Monti Says He Won’t Run in Elections, May ‘Guide’ Supporters

Italian Prime Minister Mario Monti
Italy needs a “broad” parliamentary majority to defend and extend his economic reforms that must go beyond Italy’s traditional left-right divide, Italian premier Mario Monti said today at a news conference in Rome. Photographer: Alessia Pierdomenico/Bloomberg

Italian Prime Minister Mario Monti said he won’t run in the country’s elections in February, though he would consider being the candidate for a coalition backing his economic agenda.

“For the forces that are willing to convincingly and coherently adhere to the Monti agenda, I am ready to give my appreciation, encouragement, and if requested, my guidance and I’d be willing to assume one day, if the circumstances lend themselves to it, the responsibilities that could be bestowed by parliament,” he said yesterday at a press conference in Rome.

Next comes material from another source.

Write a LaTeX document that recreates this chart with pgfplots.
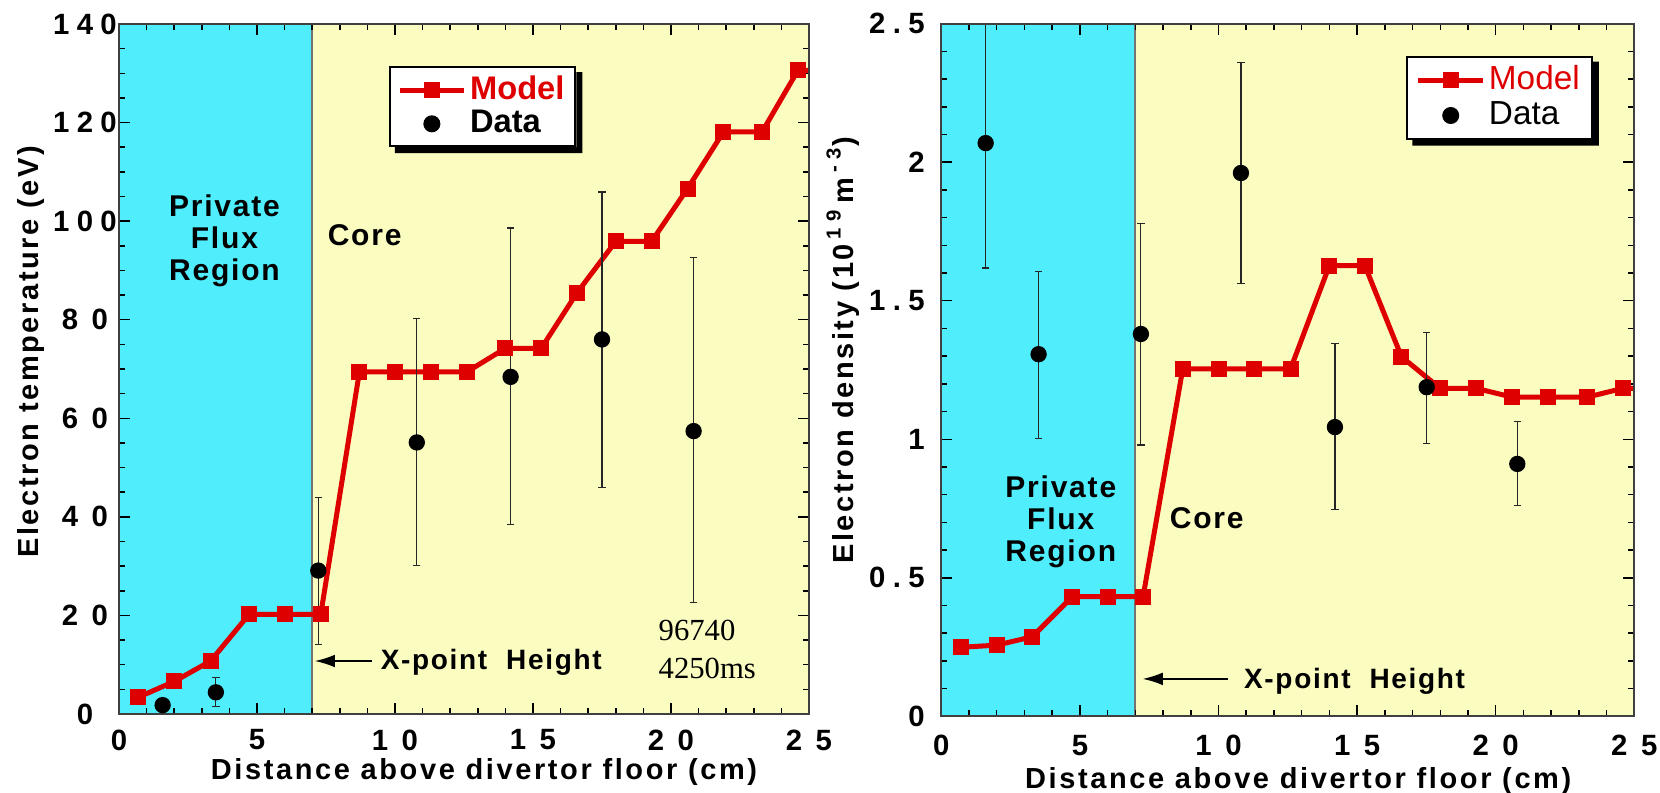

In Italy, voters don’t choose a prime minister candidate directly. They cast ballots for a party list or coalition, which picks its premier. So Monti, while not running for Parliament, could still be a designated candidate for prime minister. If a party or coalition backing his agenda asked him to be their candidate, “I would consider it,” he said.

Monti “has made it crystal clear where his political allegiances lie and that he’s ready to head Italy’s next government,” said Nicholas Spiro, managing director of Spiro Sovereign Strategy in London, in an e-mailed comment. “While he may not have thrown his hat into the ring, Il Professore has become Il Politico whether he likes it or not.”

Confidence Restored

Some among Europe’s political leaders and Italy’s business elite had called on Monti to end his status as a non-partisan independent and run in the elections to safeguard his revamp of the Italian economy. His efforts, including an overhaul of pension and labor laws, helped tame the country’s public finances and restore investor confidence, while deepening the country’s fourth recession since 2001.

Monti used yesterday’s two-hour press conference to defend his 13 months in power, saying he saved Italy from the financial crisis that had pushed the 10-year bond yield to more than 7 percent the week he was sworn in. That measure has fallen by more than 200 basis points to 4.47 percent, while the country’s yield difference with Germany has shrunk to 309 basis points from 518 at the time. The decline in Italy’s risk premium wasn’t just due to the European Central Bank’s backstop, but to investors rewarding the country’s economic reforms, he said.

Italy needs a “broad” parliamentary majority to defend and extend his economic reforms that must go beyond Italy’s traditional left-right divide, the premier said. At the same time, Monti rejected an overture by Silvio Berlusconi. The former prime minister had offered to drop out of the campaign if Monti would lead an alliance of “moderate” forces that would include Berlusconi’s People of Liberty party and the Northern League, one of the fiercest critics of his government.

Practical Decision

Monti is being courted by a group of small parties led by Catholic politician Pier Ferdinando Casini and Luca Cordero di Montezemolo, the Ferrari SpA chairman, who formed a new party in an attempt to lure Monti into the race. For Monti, the decision to forgo an election bid may have been based on practical considerations. A Monti-led coalition of those centrist parties would win about 15 percent of the vote, Maurizio Pessato, vice president of polling company SWG SpA, said in an interview.

Montezemolo’s movement was quick to endorse Monti’s remarks, saying in an e-mailed statement it “would proudly support Monti’s agenda.”

Listen Closely

The premier signaled that Democratic Party leader Pier Luigi Bersani should consider an alliance with the Casini-Montezemolo forces to form a coalition capable of winning a “broad” majority. The Democrats currently leads in opinion polls, with many surveys putting the party and its allies close to 40 percent. Still, that may not be enough for to win a majority in both houses of Parliament.

“We will listen closely to Monti’s proposals to see where they coincide with ours and where they diverge,” Bersani said in a statement. “As far as the political perspective, from tomorrow it will be for the Italians to decide.”

Monti resigned Dec. 21, paving the way for elections on Feb. 24-25. His decision to step down came after Berlusconi withdrew his support for the government and began to attack the policies that he had endorsed since Monti was appointed prime minister in November of last year. Monti replaced Berlusconi, who stepped down as his majority unraveled and 10-year bond yields topped 7 percent.

Berlusconi’s People of Liberty Party withdrew its support on Dec. 6, a day after the three-time premier announced he would run, reneging on a pledge to stay out of the race.